start Records for the exercise
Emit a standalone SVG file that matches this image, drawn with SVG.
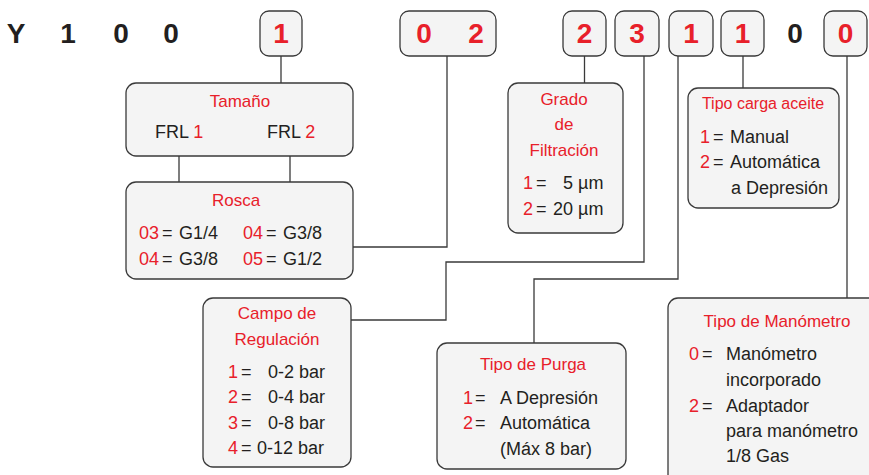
end Records for the exercise
start Records for the exercise
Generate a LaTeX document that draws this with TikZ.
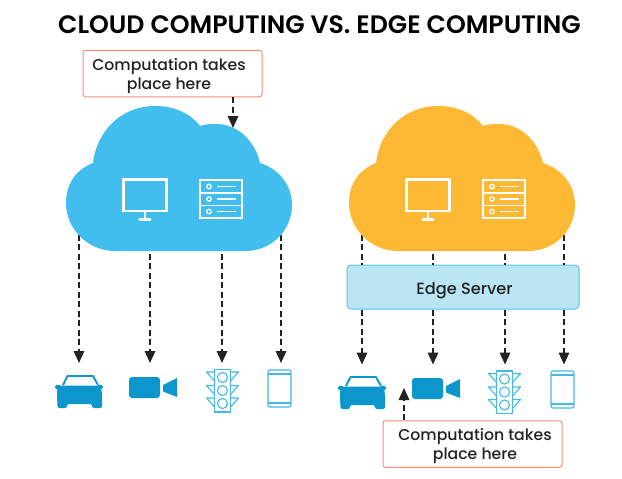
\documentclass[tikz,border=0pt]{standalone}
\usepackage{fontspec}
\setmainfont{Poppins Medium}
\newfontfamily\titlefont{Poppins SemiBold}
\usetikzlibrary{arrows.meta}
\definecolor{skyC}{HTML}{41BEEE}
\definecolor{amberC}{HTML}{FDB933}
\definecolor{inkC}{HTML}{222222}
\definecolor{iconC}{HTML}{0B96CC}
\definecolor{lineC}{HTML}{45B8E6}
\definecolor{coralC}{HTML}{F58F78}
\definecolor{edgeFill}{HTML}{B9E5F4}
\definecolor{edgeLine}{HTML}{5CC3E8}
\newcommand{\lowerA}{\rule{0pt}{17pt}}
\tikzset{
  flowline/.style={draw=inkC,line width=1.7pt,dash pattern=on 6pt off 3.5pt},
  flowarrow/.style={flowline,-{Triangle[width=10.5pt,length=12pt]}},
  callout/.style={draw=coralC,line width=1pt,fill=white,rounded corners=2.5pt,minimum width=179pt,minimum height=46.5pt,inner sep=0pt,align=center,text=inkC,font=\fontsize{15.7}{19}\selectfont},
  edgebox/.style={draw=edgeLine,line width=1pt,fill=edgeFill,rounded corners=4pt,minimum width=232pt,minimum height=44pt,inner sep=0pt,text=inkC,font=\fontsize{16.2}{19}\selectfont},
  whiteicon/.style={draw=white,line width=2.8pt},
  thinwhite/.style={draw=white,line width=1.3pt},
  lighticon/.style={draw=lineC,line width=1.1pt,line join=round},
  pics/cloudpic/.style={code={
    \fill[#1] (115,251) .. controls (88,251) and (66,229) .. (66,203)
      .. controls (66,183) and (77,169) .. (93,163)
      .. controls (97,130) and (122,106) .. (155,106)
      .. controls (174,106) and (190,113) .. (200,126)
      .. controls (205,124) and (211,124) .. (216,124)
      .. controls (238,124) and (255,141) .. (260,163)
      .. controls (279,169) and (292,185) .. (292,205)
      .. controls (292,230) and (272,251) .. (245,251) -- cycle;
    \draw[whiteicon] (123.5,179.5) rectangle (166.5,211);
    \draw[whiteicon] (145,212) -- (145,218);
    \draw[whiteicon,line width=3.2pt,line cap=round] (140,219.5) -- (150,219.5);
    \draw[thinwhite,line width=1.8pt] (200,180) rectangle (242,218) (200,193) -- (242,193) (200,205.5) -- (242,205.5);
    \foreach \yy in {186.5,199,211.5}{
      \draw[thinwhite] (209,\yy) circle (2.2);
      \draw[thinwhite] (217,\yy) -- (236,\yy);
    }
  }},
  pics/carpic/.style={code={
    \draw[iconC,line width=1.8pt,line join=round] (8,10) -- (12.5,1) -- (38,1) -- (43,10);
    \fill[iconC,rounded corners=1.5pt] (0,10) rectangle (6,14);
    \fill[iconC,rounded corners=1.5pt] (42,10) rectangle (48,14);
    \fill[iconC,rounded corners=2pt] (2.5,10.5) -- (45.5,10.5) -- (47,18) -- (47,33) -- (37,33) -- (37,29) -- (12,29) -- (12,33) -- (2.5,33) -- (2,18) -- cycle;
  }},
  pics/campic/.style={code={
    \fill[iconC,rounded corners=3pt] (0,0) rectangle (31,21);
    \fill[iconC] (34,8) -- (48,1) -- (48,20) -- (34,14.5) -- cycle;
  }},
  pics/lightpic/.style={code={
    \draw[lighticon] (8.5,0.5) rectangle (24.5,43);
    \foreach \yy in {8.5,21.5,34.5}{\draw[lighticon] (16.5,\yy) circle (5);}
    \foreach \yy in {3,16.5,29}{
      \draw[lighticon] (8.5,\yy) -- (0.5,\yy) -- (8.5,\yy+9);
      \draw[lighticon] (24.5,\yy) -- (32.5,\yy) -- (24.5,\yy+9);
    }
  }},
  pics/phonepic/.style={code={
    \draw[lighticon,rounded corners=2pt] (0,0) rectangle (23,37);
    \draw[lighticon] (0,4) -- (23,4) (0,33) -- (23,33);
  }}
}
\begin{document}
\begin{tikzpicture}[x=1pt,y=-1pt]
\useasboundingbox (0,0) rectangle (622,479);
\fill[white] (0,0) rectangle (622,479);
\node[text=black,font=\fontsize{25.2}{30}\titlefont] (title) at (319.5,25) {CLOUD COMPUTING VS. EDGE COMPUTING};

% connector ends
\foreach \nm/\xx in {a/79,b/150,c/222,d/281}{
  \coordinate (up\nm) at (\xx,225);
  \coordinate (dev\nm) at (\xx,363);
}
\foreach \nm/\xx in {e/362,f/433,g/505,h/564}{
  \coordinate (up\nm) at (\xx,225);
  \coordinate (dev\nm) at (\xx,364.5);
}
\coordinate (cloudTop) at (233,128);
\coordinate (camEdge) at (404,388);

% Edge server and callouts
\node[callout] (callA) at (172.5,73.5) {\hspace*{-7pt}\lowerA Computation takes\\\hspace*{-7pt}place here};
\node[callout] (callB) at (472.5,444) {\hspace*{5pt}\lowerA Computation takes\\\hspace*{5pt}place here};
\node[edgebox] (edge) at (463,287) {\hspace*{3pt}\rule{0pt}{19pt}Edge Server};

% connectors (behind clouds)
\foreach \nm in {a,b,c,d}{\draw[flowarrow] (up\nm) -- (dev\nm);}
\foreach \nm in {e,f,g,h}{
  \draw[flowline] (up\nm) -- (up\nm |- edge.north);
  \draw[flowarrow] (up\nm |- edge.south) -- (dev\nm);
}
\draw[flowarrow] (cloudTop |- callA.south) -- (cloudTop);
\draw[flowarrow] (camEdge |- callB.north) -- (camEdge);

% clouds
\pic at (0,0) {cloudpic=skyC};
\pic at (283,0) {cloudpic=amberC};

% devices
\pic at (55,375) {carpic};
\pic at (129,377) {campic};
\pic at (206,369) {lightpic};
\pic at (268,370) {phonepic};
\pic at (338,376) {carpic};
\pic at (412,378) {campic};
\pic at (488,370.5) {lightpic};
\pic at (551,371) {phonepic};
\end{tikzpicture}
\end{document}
end Records for the exercise
start Records for the exercise
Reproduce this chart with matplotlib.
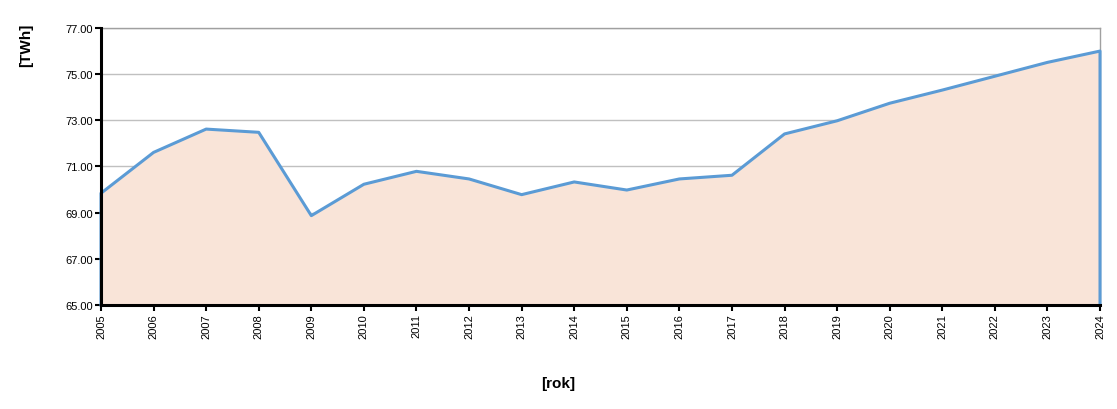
end Records for the exercise
**Directions for this task:** Search the lines for "standalone". Copy each line that has it.

**Result of this exercise:**
Emit a standalone SVG file that matches this image, drawn with SVG.
\documentclass[tikz,border=0pt]{standalone}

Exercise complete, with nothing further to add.